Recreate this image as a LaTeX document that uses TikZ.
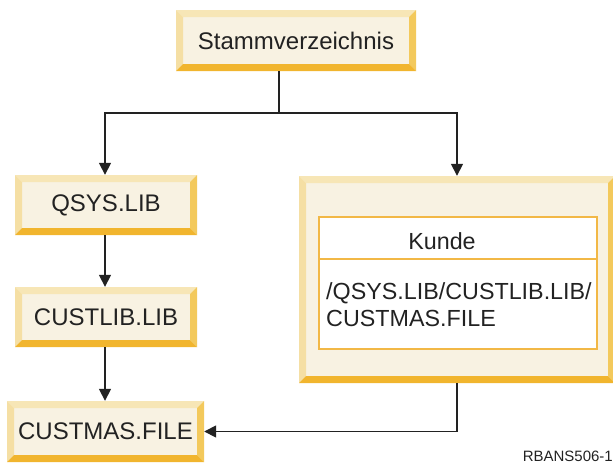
\documentclass[tikz,border=0pt]{standalone}
\usepackage{fontspec}
\setmainfont{Liberation Sans}
\usetikzlibrary{arrows.meta}

\definecolor{bevface}{HTML}{F8F2E2}
\definecolor{bevtop}{HTML}{F7E6B6}
\definecolor{bevleft}{HTML}{F5DFA4}
\definecolor{bevright}{HTML}{F3C95C}
\definecolor{bevbottom}{HTML}{F1B52E}
\definecolor{frameline}{HTML}{F2B846}
\definecolor{ink}{HTML}{222222}

\tikzset{
  bevelbox/.style={
    rectangle, fill=bevface, inner sep=0pt, text=ink,
    font=\fontsize{24}{28}\selectfont,
    path picture={
      \def\bw{7pt}
      \coordinate (nw) at (path picture bounding box.north west);
      \coordinate (ne) at (path picture bounding box.north east);
      \coordinate (sw) at (path picture bounding box.south west);
      \coordinate (se) at (path picture bounding box.south east);
      \fill[bevtop] (nw) -- (ne) -- ([xshift=-\bw,yshift=-\bw]ne) -- ([xshift=\bw,yshift=-\bw]nw) -- cycle;
      \fill[bevleft] (nw) -- (sw) -- ([xshift=\bw,yshift=\bw]sw) -- ([xshift=\bw,yshift=-\bw]nw) -- cycle;
      \fill[bevright] (ne) -- (se) -- ([xshift=-\bw,yshift=\bw]se) -- ([xshift=-\bw,yshift=-\bw]ne) -- cycle;
      \fill[bevbottom] (sw) -- (se) -- ([xshift=-\bw,yshift=\bw]se) -- ([xshift=\bw,yshift=\bw]sw) -- cycle;
    }},
  link/.style={draw=ink, line width=1.6pt},
  arrowlink/.style={link, -{Triangle[length=12pt,width=12pt]}},
  innertext/.style={text=ink, font=\fontsize{23.3}{27}\selectfont, inner sep=0pt}
}

\begin{document}
\begin{tikzpicture}[x=1pt,y=-1pt]
  \useasboundingbox (0,0) rectangle (613,464);

  % directory boxes
  \node[bevelbox, minimum width=240pt, minimum height=61pt] (root) at (296,40.5) {Stammverzeichnis};
  \node[bevelbox, minimum width=182pt, minimum height=60pt] (qsys) at (106,205) {QSYS.LIB};
  \node[bevelbox, minimum width=182pt, minimum height=60pt] (custlib) at (106,317) {CUSTLIB.LIB};
  \node[bevelbox, minimum width=197pt, minimum height=61pt] (custmas) at (105.5,431.5) {CUSTMAS.FILE};
  \node[bevelbox, minimum width=316pt, minimum height=207pt] (kunde) at (457,279.5) {};

  % inner white panel of the Kunde box
  \node[draw=frameline, line width=1.2pt, fill=white, minimum width=278pt, minimum height=132pt, inner sep=0pt] (panel) at (458,283) {};
  \draw[frameline, line width=1.2pt] (panel.west |- 0,259) coordinate (divl) -- (panel.east |- divl);
  \node[innertext] (kname) at (442,241) {Kunde};
  \node[innertext, anchor=west, align=left, font=\fontsize{23.3}{27.5}\selectfont] (kpath) at (326,304.5) {/QSYS.LIB/CUSTLIB.LIB/\\CUSTMAS.FILE};

  % connectors
  \coordinate (stem) at (279,113);
  \draw[link] (stem |- root.south) -- (stem);
  \draw[arrowlink] (stem) -| (105,0 |- qsys.north);
  \draw[arrowlink] (stem) -| (kunde.north);
  \draw[arrowlink] (qsys.south -| 105,0) -- (custlib.north -| 105,0);
  \draw[arrowlink] (custlib.south -| 105,0) -- (custmas.north -| 105,0);
  \draw[arrowlink] (kunde.south) |- (custmas.east);

  % figure label
  \node[anchor=south east, inner sep=0pt, text=ink, font=\fontsize{15}{18}\selectfont] (figid) at (613,462) {RBANS506-1};
\end{tikzpicture}
\end{document}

· · · · ·

◆ Brief
Return each line from the material above exactly, but not the pictures.

◆ Correct answer
Recreate this image as a LaTeX document that uses TikZ.
\documentclass[tikz,border=0pt]{standalone}
\usepackage{fontspec}
\setmainfont{Liberation Sans}
\usetikzlibrary{arrows.meta}

\definecolor{bevface}{HTML}{F8F2E2}
\definecolor{bevtop}{HTML}{F7E6B6}
\definecolor{bevleft}{HTML}{F5DFA4}
\definecolor{bevright}{HTML}{F3C95C}
\definecolor{bevbottom}{HTML}{F1B52E}
\definecolor{frameline}{HTML}{F2B846}
\definecolor{ink}{HTML}{222222}

\tikzset{
  bevelbox/.style={
    rectangle, fill=bevface, inner sep=0pt, text=ink,
    font=\fontsize{24}{28}\selectfont,
    path picture={
      \def\bw{7pt}
      \coordinate (nw) at (path picture bounding box.north west);
      \coordinate (ne) at (path picture bounding box.north east);
      \coordinate (sw) at (path picture bounding box.south west);
      \coordinate (se) at (path picture bounding box.south east);
      \fill[bevtop] (nw) -- (ne) -- ([xshift=-\bw,yshift=-\bw]ne) -- ([xshift=\bw,yshift=-\bw]nw) -- cycle;
      \fill[bevleft] (nw) -- (sw) -- ([xshift=\bw,yshift=\bw]sw) -- ([xshift=\bw,yshift=-\bw]nw) -- cycle;
      \fill[bevright] (ne) -- (se) -- ([xshift=-\bw,yshift=\bw]se) -- ([xshift=-\bw,yshift=-\bw]ne) -- cycle;
      \fill[bevbottom] (sw) -- (se) -- ([xshift=-\bw,yshift=\bw]se) -- ([xshift=\bw,yshift=\bw]sw) -- cycle;
    }},
  link/.style={draw=ink, line width=1.6pt},
  arrowlink/.style={link, -{Triangle[length=12pt,width=12pt]}},
  innertext/.style={text=ink, font=\fontsize{23.3}{27}\selectfont, inner sep=0pt}
}

\begin{document}
\begin{tikzpicture}[x=1pt,y=-1pt]
  \useasboundingbox (0,0) rectangle (613,464);

  % directory boxes
  \node[bevelbox, minimum width=240pt, minimum height=61pt] (root) at (296,40.5) {Stammverzeichnis};
  \node[bevelbox, minimum width=182pt, minimum height=60pt] (qsys) at (106,205) {QSYS.LIB};
  \node[bevelbox, minimum width=182pt, minimum height=60pt] (custlib) at (106,317) {CUSTLIB.LIB};
  \node[bevelbox, minimum width=197pt, minimum height=61pt] (custmas) at (105.5,431.5) {CUSTMAS.FILE};
  \node[bevelbox, minimum width=316pt, minimum height=207pt] (kunde) at (457,279.5) {};

  % inner white panel of the Kunde box
  \node[draw=frameline, line width=1.2pt, fill=white, minimum width=278pt, minimum height=132pt, inner sep=0pt] (panel) at (458,283) {};
  \draw[frameline, line width=1.2pt] (panel.west |- 0,259) coordinate (divl) -- (panel.east |- divl);
  \node[innertext] (kname) at (442,241) {Kunde};
  \node[innertext, anchor=west, align=left, font=\fontsize{23.3}{27.5}\selectfont] (kpath) at (326,304.5) {/QSYS.LIB/CUSTLIB.LIB/\\CUSTMAS.FILE};

  % connectors
  \coordinate (stem) at (279,113);
  \draw[link] (stem |- root.south) -- (stem);
  \draw[arrowlink] (stem) -| (105,0 |- qsys.north);
  \draw[arrowlink] (stem) -| (kunde.north);
  \draw[arrowlink] (qsys.south -| 105,0) -- (custlib.north -| 105,0);
  \draw[arrowlink] (custlib.south -| 105,0) -- (custmas.north -| 105,0);
  \draw[arrowlink] (kunde.south) |- (custmas.east);

  % figure label
  \node[anchor=south east, inner sep=0pt, text=ink, font=\fontsize{15}{18}\selectfont] (figid) at (613,462) {RBANS506-1};
\end{tikzpicture}
\end{document}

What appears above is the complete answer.